Thursday, August 1, 2019

When Dance Is No Longer Fun

Let me start out saying, I'm not quitting dance. I've simply changed course. I discovered a teacher who is really teaching me...not throwing choreo at me and expecting me to master it in 55 minutes. I've gone to the basics...things I've never learned before. This new teacher doesn't hesitate to correct me, with either verbal or physical queues. She will put my arms in the correct position, turn my hips the right way, etc. She explains the muscles involved, and where I should be concentrating for various skills. It is a long process for me, but I'm slowly getting it!

I had to go outside of my "home" studio to find this. Sadly, my home studio stopped being "fun". This is what led me to re-evaluating...I mean, what did I really want from dance, and what kind of dancer did I want to be? If I was no longer having fun, if I was no longer FEELING dance, what had changed?

After reflecting, I realized that there were a few key things I wasn't getting from my studio.

First of all, I wasn't feeling the music selections and choreo any longer. The instructors were moving more and more toward "sexy" dancing to songs that I truly didn't like! (Sorry, I just don't see what Cardi B has to offer in terms of music, and there is no real musicality to her stuff.) I get it...this brings people to class, because it attracts a broader group of skills (from no skills who just want to learn things for the club to higher skilled dancers just wanting fun routines). But I wanted to be a BETTER dancer. I wasn't just there to have fun! Twerking isn't my thing at all...I personally don't see why so many think it looks sexy, because I actually think it looks stupid...but I digress.
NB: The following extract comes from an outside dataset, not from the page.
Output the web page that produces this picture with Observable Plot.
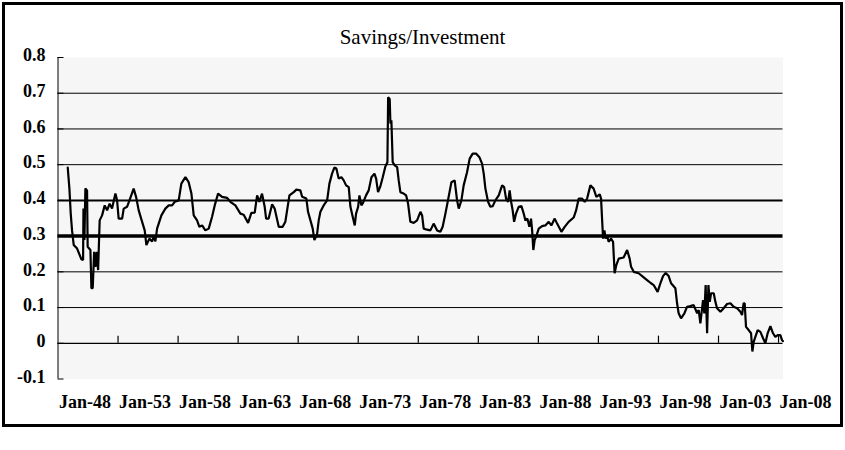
<!DOCTYPE html>
<html>
<head>
<meta charset="utf-8">
<script src="https://cdn.jsdelivr.net/npm/d3@7"></script>
<script src="https://cdn.jsdelivr.net/npm/@observablehq/plot@0.6"></script>
<style>
  html, body { margin: 0; padding: 0; background: #fff; }
  #wrap { position: relative; width: 845px; height: 450px; overflow: hidden; }
  #title { box-sizing: border-box; height: 50px; padding-top: 27px; text-align: center;
           font-family: "Liberation Serif", "Times New Roman", serif; font-size: 21px; line-height: 21px; color: #000; }
  #frame { position: absolute; left: 2px; top: 2px; width: 841px; height: 425px; box-sizing: border-box;
           border: 3px solid #000; pointer-events: none; }
</style>
</head>
<body>
<div id="wrap">
  <div id="title">Savings/Investment</div>
  <div id="chart"></div>
  <div id="frame"></div>
</div>
<script>
// Decimal years (monthly series)
const years = [
 1948.81,1948.95,1949.06,1949.17,1949.31,1949.59,1949.95,1950.09,1950.12,1950.20,
 1950.28,1950.42,1950.47,1950.70,1950.78,1950.89,1951.01,1951.11,1951.22,1951.34,
 1951.47,1951.67,1951.89,1952.09,1952.30,1952.50,1952.78,1952.92,1953.05,1953.34,
 1953.47,1953.75,1953.95,1954.30,1954.50,1954.72,1955.05,1955.22,1955.36,1955.61,
 1955.84,1955.99,1956.11,1956.25,1956.61,1956.94,1957.22,1957.50,1957.72,1958.05,
 1958.27,1958.61,1958.88,1959.11,1959.30,1959.58,1959.77,1960.00,1960.27,1960.55,
 1960.83,1961.05,1961.33,1961.66,1962.08,1962.35,1962.77,1963.19,1963.46,1963.83,
 1964.10,1964.38,1964.58,1964.77,1964.99,1965.21,1965.33,1965.54,1965.83,1966.04,
 1966.38,1966.71,1966.93,1967.27,1967.63,1967.85,1968.18,1968.33,1968.68,1968.82,
 1969.02,1969.21,1969.35,1969.57,1969.71,1969.85,1970.12,1970.41,1970.60,1970.82,
 1971.01,1971.18,1971.37,1971.60,1971.79,1971.99,1972.21,1972.35,1972.54,1972.71,
 1972.82,1972.99,1973.10,1973.26,1973.40,1973.65,1973.87,1974.10,1974.35,1974.49,
 1974.65,1974.84,1975.04,1975.26,1975.43,1975.49,1975.62,1975.68,1975.76,1975.87,
 1976.04,1976.24,1976.37,1976.51,1976.78,1976.99,1977.15,1977.34,1977.62,1977.90,
 1978.18,1978.32,1978.45,1978.73,1979.01,1979.28,1979.57,1979.84,1980.03,1980.26,
 1980.53,1980.76,1981.03,1981.23,1981.37,1981.59,1981.78,1982.06,1982.28,1982.53,
 1982.81,1983.09,1983.31,1983.45,1983.59,1983.81,1984.00,1984.20,1984.42,1984.70,
 1984.98,1985.15,1985.31,1985.48,1985.61,1985.73,1985.86,1985.98,1986.14,1986.36,
 1986.59,1986.78,1986.92,1987.08,1987.25,1987.39,1987.48,1987.58,1987.69,1987.81,
 1988.03,1988.31,1988.58,1988.86,1989.08,1989.36,1989.56,1989.92,1990.19,1990.52,
 1990.94,1991.14,1991.36,1991.64,1991.86,1992.06,1992.33,1992.60,1992.83,1993.11,
 1993.22,1993.31,1993.39,1993.50,1993.60,1993.72,1993.85,1994.05,1994.22,1994.35,
 1994.49,1994.69,1995.10,1995.39,1995.60,1995.72,1995.94,1996.35,1996.72,1997.05,
 1997.38,1997.60,1997.93,1998.16,1998.38,1998.60,1998.85,1999.05,1999.41,1999.55,
 1999.68,1999.88,2000.16,2000.38,2000.66,2000.93,2001.22,2001.35,2001.49,2001.71,
 2001.82,2001.93,2002.05,2002.16,2002.27,2002.38,2002.60,2002.74,2002.88,2003.16,
 2003.43,2003.71,2003.99,2004.26,2004.55,2004.82,2004.96,2005.09,2005.18,2005.29,
 2005.51,2005.71,2005.82,2005.93,2006.07,2006.26,2006.49,2006.71,2006.90,2007.09,
 2007.32,2007.54,2007.73,2007.93,2008.15,2008.29,2008.36
];
// Savings / Investment ratio
const ratio = [
 0.492,0.433,0.363,0.316,0.275,0.265,0.235,0.233,0.377,0.289,
 0.433,0.428,0.270,0.261,0.154,0.154,0.256,0.214,0.256,0.205,
 0.344,0.358,0.386,0.372,0.391,0.377,0.419,0.400,0.349,0.349,
 0.377,0.382,0.400,0.433,0.410,0.372,0.335,0.316,0.275,0.293,
 0.285,0.300,0.285,0.321,0.358,0.377,0.386,0.386,0.396,0.400,
 0.447,0.465,0.451,0.419,0.358,0.344,0.326,0.330,0.316,0.321,
 0.354,0.386,0.419,0.410,0.407,0.396,0.386,0.363,0.360,0.337,
 0.365,0.366,0.414,0.396,0.419,0.382,0.349,0.349,0.389,0.377,
 0.326,0.326,0.340,0.414,0.423,0.430,0.428,0.410,0.405,0.368,
 0.344,0.321,0.289,0.305,0.344,0.368,0.386,0.400,0.447,0.475,
 0.492,0.489,0.461,0.465,0.456,0.442,0.437,0.382,0.354,0.330,
 0.363,0.382,0.414,0.386,0.393,0.414,0.428,0.465,0.475,0.461,
 0.423,0.439,0.465,0.495,0.507,0.689,0.684,0.615,0.624,0.507,
 0.498,0.493,0.456,0.423,0.419,0.414,0.391,0.340,0.337,0.344,
 0.368,0.358,0.321,0.318,0.316,0.335,0.316,0.312,0.326,0.363,
 0.410,0.451,0.456,0.400,0.377,0.400,0.442,0.479,0.517,0.531,
 0.531,0.521,0.503,0.475,0.433,0.396,0.382,0.384,0.400,0.414,
 0.442,0.437,0.405,0.396,0.428,0.396,0.372,0.340,0.363,0.382,
 0.384,0.363,0.344,0.349,0.326,0.349,0.316,0.261,0.289,0.298,
 0.321,0.328,0.330,0.340,0.330,0.349,0.335,0.312,0.326,0.340,
 0.352,0.372,0.405,0.405,0.396,0.405,0.442,0.433,0.410,0.417,
 0.405,0.344,0.293,0.316,0.293,0.302,0.284,0.293,0.284,0.196,
 0.219,0.237,0.240,0.261,0.237,0.214,0.200,0.196,0.186,0.177,
 0.168,0.163,0.144,0.168,0.188,0.197,0.188,0.168,0.154,0.112,
 0.084,0.070,0.084,0.102,0.104,0.107,0.084,0.093,0.056,0.121,
 0.084,0.163,0.028,0.163,0.116,0.140,0.140,0.116,0.098,0.088,
 0.098,0.110,0.112,0.102,0.098,0.088,0.079,0.112,0.112,0.046,
 0.037,0.028,-0.023,0.004,0.018,0.037,0.032,0.014,0.000,0.028,
 0.048,0.028,0.018,0.023,0.023,0.009,0.006
];
const yTicks = [0.8, 0.7, 0.6, 0.5, 0.4, 0.3, 0.2, 0.1, 0, -0.1];
const gridThin = [0.7, 0.6, 0.5, 0.2, 0.1];
const gridMid = [0.4];
const gridThick = [0.3];
const xTickYears = [1948, 1953, 1958, 1963, 1968, 1973, 1978, 1983, 1988, 1993, 1998, 2003, 2008];
const xLabels = ["Jan-48","Jan-53","Jan-58","Jan-63","Jan-68","Jan-73","Jan-78","Jan-83","Jan-88","Jan-93","Jan-98","Jan-03","Jan-08"];
const xStart = 1948, xEnd = 2008.37;

const data = years.map((yr, i) => ({yr, v: ratio[i]}));
const labelData = xTickYears.map((yr, i) => ({yr: yr + 2.25, label: xLabels[i]}));

const chart = Plot.plot({
  width: 845,
  height: 400,
  marginTop: 7,
  marginBottom: 71.5,
  marginLeft: 57.5,
  marginRight: 62.5,
  style: {fontFamily: "'Liberation Serif', 'Times New Roman', serif", fontSize: "18px", fontWeight: "bold", background: "transparent", overflow: "visible", color: "#000"},
  x: {type: "linear", domain: [xStart, xEnd], axis: null},
  y: {domain: [-0.1, 0.8], axis: null},
  marks: [
    Plot.frame({fill: "#f6f6f6", stroke: "none"}),
    Plot.ruleY(gridThin, {stroke: "#000", strokeWidth: 1}),
    Plot.ruleY(gridMid, {stroke: "#000", strokeWidth: 2}),
    Plot.ruleY(gridThick, {stroke: "#000", strokeWidth: 3.5}),
    Plot.ruleY([0], {stroke: "#000", strokeWidth: 1.2}),
    Plot.ruleX(xTickYears.filter(d => d > xStart && d <= xEnd), {y1: 0, y2: 0.02, stroke: "#000", strokeWidth: 1.2}),
    Plot.ruleX([xStart], {stroke: "#000", strokeWidth: 1}),
    Plot.ruleY(yTicks, {x1: xStart, x2: xStart + 0.5, stroke: "#000", strokeWidth: 1}),
    Plot.line(data, {x: "yr", y: "v", stroke: "#000", strokeWidth: 2.2, strokeLinejoin: "miter"}),
    Plot.text(yTicks, {y: d => d, text: d => d === 0 ? "0" : d.toFixed(1), frameAnchor: "left", textAnchor: "end", dx: -12.5, dy: -2, fill: "#000"}),
    Plot.text(labelData, {x: "yr", text: "label", frameAnchor: "bottom", dy: 29, fill: "#000"})
  ]
});
document.getElementById("chart").appendChild(chart);
</script>
</body>
</html>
Next, there have been new folks coming to the studio who do not get the concept of "dance under yourself". This actually does a lot to ruin the experience! When I'm trying to learn choreo, I don't want to have to be worried about avoiding people who simply are too into it to realize they need to use a smaller space in a full class. I know how to dance under myself when I need to, and I expect others (especially folks who claim to have been in high school dance squads and such) to know how to stay in their own space. It ruins the experience for me if I'm spending more time avoiding people than actually dancing.

And finally, the instructors who actually taught skills have left the studio, and no one does this any more. I don't feel like anyone is actually trying to make anyone better. They obviously have favorites (and sadly, I've always felt this), and these same people get all of the attention. As my new teacher said, "...and you give them your money!" I think that is when I started re-evaluating things! It was about 3 classes in when I was telling her what I've been getting from her class (i.e., the correction and explanation of how to actually do things correctly), and how I wasn't getting that from the studio I had been at for years..."...and you give them your money!" That hit me hard!! I was paying these people twice as much per month as this new teacher for them to not really TEACH!

So I haven't lost my passion for dance, I've just decided what kind of dancer I want to be. I don't want to be that twerking club dancer. I don't want to be that person who is always positioned at the back of the stage for performances because I'm not as skilled as the others (and EVERYONE who wants to perform gets to perform). I'd rather not perform at all and take the time for someone to teach me, than just be thrown on a stage with no real feedback, and lackluster choreo...because the instructor "dumbs down" the choreo so everyone gets it. I WANT TO DANCE!